Sunday, November 17, 2013

The Girl Who Cirumnavigated Fairyland in a Ship of Her Own Making, Catheyne M. Valente

So, Catheryne Valente has this series - five books planned, through published to date - about September, a girl from Nebraska who is transported to Fairyland once a year and has an adventure there.  The titles all start with "The Girl Who..." and conclude with some act performed in Fairyland.  Oh, how I love this series.  I hope that someday it take a place alongside The Chronicles of Narnia as one of English literature's best examples of the "child has adventures in a magical world" theme.  However, I seriously doubt that it will.  Let me tell you why.

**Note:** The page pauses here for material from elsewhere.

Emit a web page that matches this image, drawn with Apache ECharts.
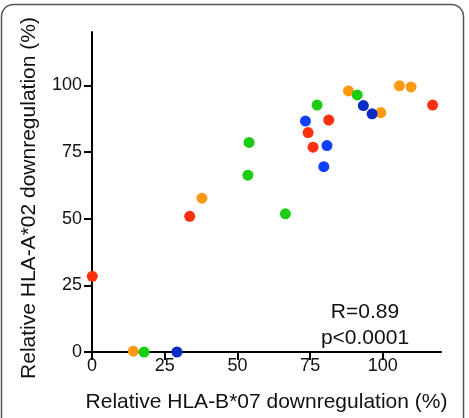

The Fairyland the Catheryne Valente has created is a singular place.  Fairies, reindeer, Winds, living machines, stifling bureaucracy, and djinni who live unstuck from the normal movement of time are all found in Valente's made-up world.  And somehow, she makes them all fit.  This Fairyland doesn't have a single unifying theme (except maybe unfettered imagination); it doesn't have a logical set of rules (you kind of make them up yourself as you go along); and sometimes the magic looks a lot like science.  Or maybe the science looks a lot like magic.  Anyway, it's a delightful place, wonderfully realized, unlike any other Fairy realm I've encountered before.

And September, the Girl of the title, is an extraordinary main character.  She is snatched away from her ordinary late-1940's Nebraska home and embarks on her first adventure with hardly a backward glance.  She is bold, and daring, and smart, and thoughtful, and caring.  She has a romantic interest, but their relationship develops with subtlety and care; there's no love-at-first-sight Disneyfication here.  She struggles, and has doubts, and the occasional selfish thought. And that's why I think these books, however wonderfully written they are, won't ever reach the heights of Narnia or Harry Potter; September is just a little too real to fit what most people want from a fairytale.  And similarly, Valente's Fairyland itself isn't a saccharine fantasy of unicorns and rainbows; there is real trouble, real fear, real danger, and real courage in Fairyland and in September and her friends.

I hope, if you have some space in your reading list, and you like a good children's story that also appeals to adults, you'll give Fairyland a try.  My favorite character is the Ell, the literate wyvern who believes his father was a library.  An excellent dragon if you ask me; Ell could hold his head up next to Smaug and Temeraire with pride. 

Hey, speaking of Temeraire...I'll have to put his series on the list for a blog post.  Go look him up if you can't wait!